→ TASK GOAL: Do not copy the pictures; transcribe all other material exactly.

→ SOURCE EXCERPT:
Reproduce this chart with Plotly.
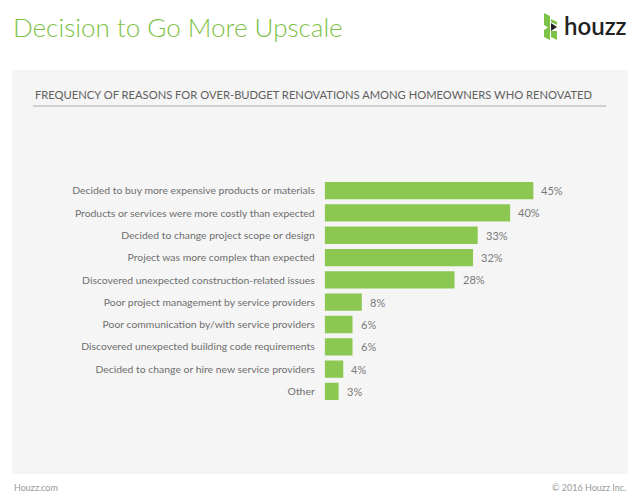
import plotly.graph_objects as go

categories = [
    "Decided to buy more expensive products or materials",
    "Products or services were more costly than expected",
    "Decided to change project scope or design",
    "Project was more complex than expected",
    "Discovered unexpected construction-related issues",
    "Poor project management by service providers",
    "Poor communication by/with service providers",
    "Discovered unexpected building code requirements",
    "Decided to change or hire new service providers",
    "Other",
]
values = [45, 40, 33, 32, 28, 8, 6, 6, 4, 3]

W, H = 640, 502
FONT = "Lato"
GREEN = "#8bc751"

def px(x):
    return x / W

def py(y):
    return 1 - y / H

x0, x1 = 324.7, 324.7 + 4.636 * 60
ytop, ybot = 179.5, 402.6

fig = go.Figure()
fig.add_trace(go.Bar(
    x=values, y=categories, orientation="h",
    marker=dict(color=GREEN, line=dict(width=0)),
    hoverinfo="skip",
))

annotations = []
for c, v in zip(categories, values):
    annotations.append(dict(
        x=v, y=c, xref="x", yref="y", text=f"{v}%", showarrow=False,
        xanchor="left", xshift=6, font=dict(family=FONT, size=11, color="#7a7a7a"),
    ))

annotations += [
    dict(x=px(11), y=py(27), xref="paper", yref="paper", text="Decision to Go More Upscale",
         showarrow=False, xanchor="left", yanchor="middle",
         font=dict(family=FONT, size=26, color="#7cc246", weight=300)),
    dict(x=px(629), y=py(26), xref="paper", yref="paper", text="houzz",
         showarrow=False, xanchor="right", yanchor="middle",
         font=dict(family=FONT, size=24, color="#222", weight=600)),
    dict(x=px(33), y=py(94), xref="paper", yref="paper",
         text="FREQUENCY OF REASONS FOR OVER-BUDGET RENOVATIONS AMONG HOMEOWNERS WHO RENOVATED",
         showarrow=False, xanchor="left", yanchor="middle",
         font=dict(family=FONT, size=11.2, color="#606060")),
    dict(x=px(12), y=py(487), xref="paper", yref="paper", text="Houzz.com",
         showarrow=False, xanchor="left", yanchor="middle",
         font=dict(family=FONT, size=9, color="#999")),
    dict(x=px(628), y=py(487), xref="paper", yref="paper", text="© 2016 Houzz Inc.",
         showarrow=False, xanchor="right", yanchor="middle",
         font=dict(family=FONT, size=9, color="#999")),
]

def path(points):
    return "M " + " L ".join(f"{px(a)},{py(b)}" for a, b in points) + " Z"

shapes = [
    dict(type="rect", xref="paper", yref="paper", x0=px(12), x1=px(628), y0=py(474), y1=py(70),
         fillcolor="#f5f5f5", line=dict(width=0), layer="below"),
    dict(type="line", xref="paper", yref="paper", x0=px(33), x1=px(606), y0=py(106), y1=py(106),
         line=dict(color="#aaaaaa", width=1)),
    # logo icon
    dict(type="path", xref="paper", yref="paper",
         path=path([(544, 13), (550, 16), (550, 40), (544, 37), (544, 30), (548, 27.5), (544, 25)]),
         fillcolor="#7cc246", line=dict(width=0)),
    dict(type="path", xref="paper", yref="paper",
         path=path([(551, 19), (557, 22), (557, 25), (551, 22)]),
         fillcolor="#7cc246", line=dict(width=0)),
    dict(type="path", xref="paper", yref="paper",
         path=path([(551, 31), (557, 31), (557, 40), (551, 37)]),
         fillcolor="#7cc246", line=dict(width=0)),
    dict(type="path", xref="paper", yref="paper",
         path=path([(551, 23), (557, 27), (551, 31)]),
         fillcolor="#222", line=dict(width=0)),
]

fig.update_layout(
    width=W, height=H,
    margin=dict(l=0, r=0, t=0, b=0),
    paper_bgcolor="white", plot_bgcolor="rgba(0,0,0,0)",
    bargap=0.224, showlegend=False,
    annotations=annotations, shapes=shapes,
    xaxis=dict(domain=[px(x0), px(x1)], range=[0, 60], visible=False, fixedrange=True),
    yaxis=dict(domain=[py(ybot), py(ytop)], autorange="reversed", showgrid=False,
               zeroline=False, showline=False, ticks="", ticklabelstandoff=9,
               tickfont=dict(family=FONT, size=10.4, color="#6e6e6e"), fixedrange=True),
)

fig.write_html("out.html", config={"displayModeBar": False},
               post_script="document.body.style.margin='0';")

→ OUTPUT OF THE EXERCISE:
Reproduce this chart with Plotly.
import plotly.graph_objects as go

categories = [
    "Decided to buy more expensive products or materials",
    "Products or services were more costly than expected",
    "Decided to change project scope or design",
    "Project was more complex than expected",
    "Discovered unexpected construction-related issues",
    "Poor project management by service providers",
    "Poor communication by/with service providers",
    "Discovered unexpected building code requirements",
    "Decided to change or hire new service providers",
    "Other",
]
values = [45, 40, 33, 32, 28, 8, 6, 6, 4, 3]

W, H = 640, 502
FONT = "Lato"
GREEN = "#8bc751"

def px(x):
    return x / W

def py(y):
    return 1 - y / H

x0, x1 = 324.7, 324.7 + 4.636 * 60
ytop, ybot = 179.5, 402.6

fig = go.Figure()
fig.add_trace(go.Bar(
    x=values, y=categories, orientation="h",
    marker=dict(color=GREEN, line=dict(width=0)),
    hoverinfo="skip",
))

annotations = []
for c, v in zip(categories, values):
    annotations.append(dict(
        x=v, y=c, xref="x", yref="y", text=f"{v}%", showarrow=False,
        xanchor="left", xshift=6, font=dict(family=FONT, size=11, color="#7a7a7a"),
    ))

annotations += [
    dict(x=px(11), y=py(27), xref="paper", yref="paper", text="Decision to Go More Upscale",
         showarrow=False, xanchor="left", yanchor="middle",
         font=dict(family=FONT, size=26, color="#7cc246", weight=300)),
    dict(x=px(629), y=py(26), xref="paper", yref="paper", text="houzz",
         showarrow=False, xanchor="right", yanchor="middle",
         font=dict(family=FONT, size=24, color="#222", weight=600)),
    dict(x=px(33), y=py(94), xref="paper", yref="paper",
         text="FREQUENCY OF REASONS FOR OVER-BUDGET RENOVATIONS AMONG HOMEOWNERS WHO RENOVATED",
         showarrow=False, xanchor="left", yanchor="middle",
         font=dict(family=FONT, size=11.2, color="#606060")),
    dict(x=px(12), y=py(487), xref="paper", yref="paper", text="Houzz.com",
         showarrow=False, xanchor="left", yanchor="middle",
         font=dict(family=FONT, size=9, color="#999")),
    dict(x=px(628), y=py(487), xref="paper", yref="paper", text="© 2016 Houzz Inc.",
         showarrow=False, xanchor="right", yanchor="middle",
         font=dict(family=FONT, size=9, color="#999")),
]

def path(points):
    return "M " + " L ".join(f"{px(a)},{py(b)}" for a, b in points) + " Z"

shapes = [
    dict(type="rect", xref="paper", yref="paper", x0=px(12), x1=px(628), y0=py(474), y1=py(70),
         fillcolor="#f5f5f5", line=dict(width=0), layer="below"),
    dict(type="line", xref="paper", yref="paper", x0=px(33), x1=px(606), y0=py(106), y1=py(106),
         line=dict(color="#aaaaaa", width=1)),
    # logo icon
    dict(type="path", xref="paper", yref="paper",
         path=path([(544, 13), (550, 16), (550, 40), (544, 37), (544, 30), (548, 27.5), (544, 25)]),
         fillcolor="#7cc246", line=dict(width=0)),
    dict(type="path", xref="paper", yref="paper",
         path=path([(551, 19), (557, 22), (557, 25), (551, 22)]),
         fillcolor="#7cc246", line=dict(width=0)),
    dict(type="path", xref="paper", yref="paper",
         path=path([(551, 31), (557, 31), (557, 40), (551, 37)]),
         fillcolor="#7cc246", line=dict(width=0)),
    dict(type="path", xref="paper", yref="paper",
         path=path([(551, 23), (557, 27), (551, 31)]),
         fillcolor="#222", line=dict(width=0)),
]

fig.update_layout(
    width=W, height=H,
    margin=dict(l=0, r=0, t=0, b=0),
    paper_bgcolor="white", plot_bgcolor="rgba(0,0,0,0)",
    bargap=0.224, showlegend=False,
    annotations=annotations, shapes=shapes,
    xaxis=dict(domain=[px(x0), px(x1)], range=[0, 60], visible=False, fixedrange=True),
    yaxis=dict(domain=[py(ybot), py(ytop)], autorange="reversed", showgrid=False,
               zeroline=False, showline=False, ticks="", ticklabelstandoff=9,
               tickfont=dict(family=FONT, size=10.4, color="#6e6e6e"), fixedrange=True),
)

fig.write_html("out.html", config={"displayModeBar": False},
               post_script="document.body.style.margin='0';")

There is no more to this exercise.